Wednesday, September 11, 2013

Dr. Chi & how levels of engagement affect learning

I just heard a presentation by Dr. Micki Chi, a learning and cognition researcher and professor in the Division of Educational Leadership and Innovation at Arizona State University.

Her ICAP hypothesis lays out four forms of interacting during learning: Passive (just listening/taking in information), Active (selecting, e.g., underlining), Constructive (creating something new, such as drawing a graph to better understand a prompt), and Interactive (interacting with another person). Interaction leads to more successful learning outcomes than construction; construction leads to more successful learning outcomes than action; and so on (ICAP). She's taken a lot of other people's research and viewed it through this perspective, and seen her hypothesis bear out.

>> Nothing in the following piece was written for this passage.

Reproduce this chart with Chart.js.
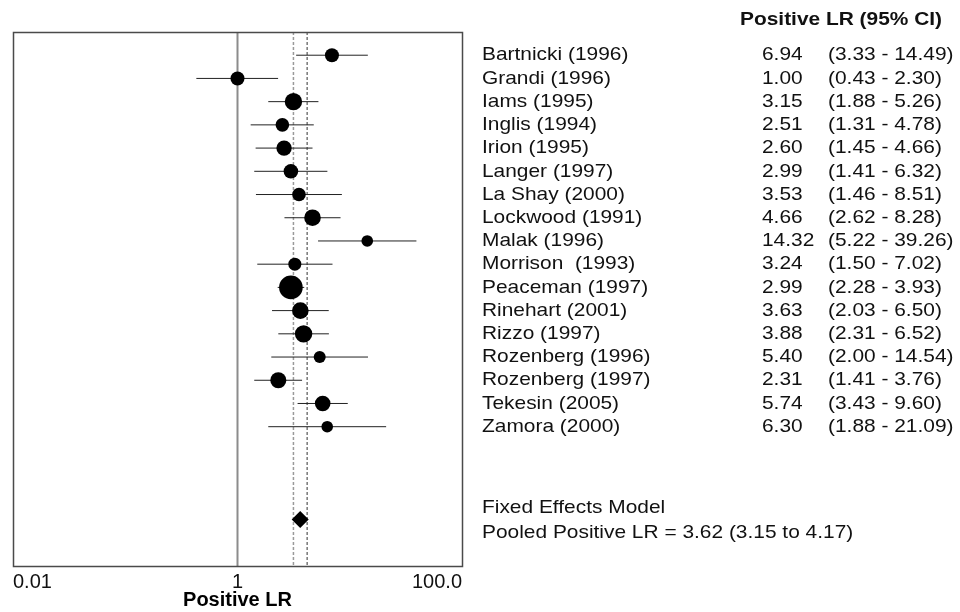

Here's a Q&A with Dr. Chi, and her research paper Active-Constructive-Interactive: A Conceptual Framework for Differentiating Learning Activities.
I was interested to hear that construction is beneficial regardless of whether the student's answer is correct. Dr. Chi also briefly talked about sequencing, and noted that some studies show that a constructive activity followed by something passive (e.g., a lecture) can be most effective. I've been dipping into inquiry-based learning and constructivism, and these seem to be approaches that fit naturally with integrating digital tools.

She also sparked my interest in looking at how the tutoring model can be used in bigger classes. She presented research showing that the learning outcomes were better when students viewed a video of a tutor and tutee vs. a video of a single person lecturing, and she talked briefly about what it is in the tutor-tutee model that helped the viewers learn better. She found "students learned to solve physics problems just as effectively from observing tutoring collaboratively as the tutees who were being tutored individually" ("Observing Tutorial Dialogues").

Speaking of inquiry-based learning, I started reading up on the Quest to Learn school in New York, which the Institute of Play is helping to develop. Fascinating to me, but I shut down from the jargon in the MacArthur Foundation Report when I was trying to find out more about the curriculum.